The exam papers

You will sit two exam papers at the end of your GCSE Chemistry course. Paper 1 is called Breadth in Chemistry, and paper 2 is called Depth in Chemistry.

Each paper:

  • is worth 50% of your GCSE in chemistry
  • has a total of 90 marks
  • lasts for 1 hour and 45 minutes
  • can be sat at foundation or higher tier
  • assesses knowledge and understanding from across the whole GCSE chemistry course, including practical questions and maths questions

The Breadth paper will contain questions worth 1, 2 and 3 marks. The Depth paper will contain questions worth 1 to 5 marks, plus two 6 mark extended writing questions.

Demonstrating and applying what you know

1. Each exam paper will contain questions that require you to recall what you've learnt.

You will need to remember, select and clearly communicate facts and explanations that you have learnt from studying.

2. Each exam paper will contain questions that require you to apply what you’ve learnt to an unfamiliar context.
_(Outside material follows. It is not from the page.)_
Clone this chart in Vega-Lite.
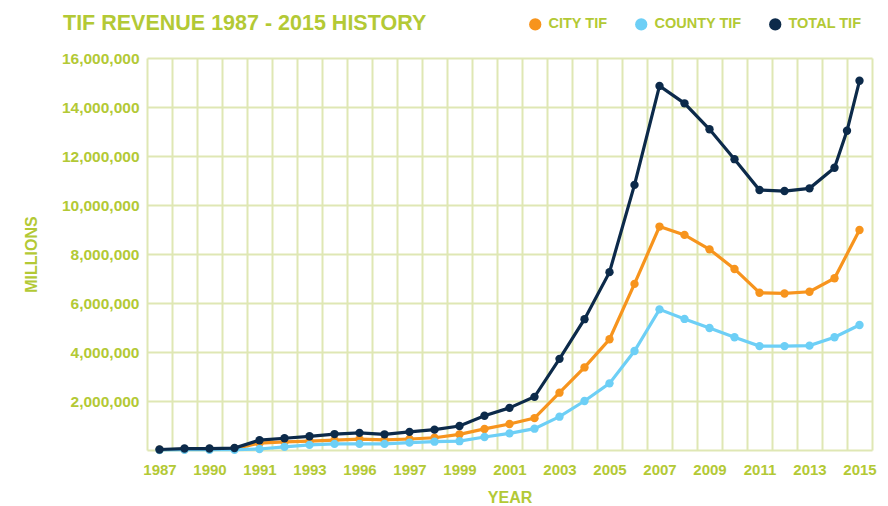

These questions may at first appear to be about things you haven’t learnt. But the question will give you all the information you need to answer it when combined with your own knowledge and understanding.

When you see an unfamiliar situation in a question:

  • don't panic
  • read the information in the question carefully
  • think about how the situation is similar to something you have studied
  • look for clues in the question that suggest how you can use what you know to explain the unfamiliar situation

3. Each exam paper will contain questions that require you to analyse evidence or data and then make your own decision or conclusion

To get full marks on this type of question, you will usually have to do more than just processing data (eg doing calculations or plotting a graph) or describing it (eg describing the pattern in the results or the shape of the graph) - you will have to come up with your own conclusion or decision based on the evidence you have been given.

Sometimes, you may be asked whether you agree with a statement or a conclusion. You may not get any marks for simply stating that you agree or disagree - most or all of the marks will be given for explaining and justifying your decision. Your answer must make it clear that your decision is based on the evidence you have been given in the question and your own knowledge and understanding of chemistry.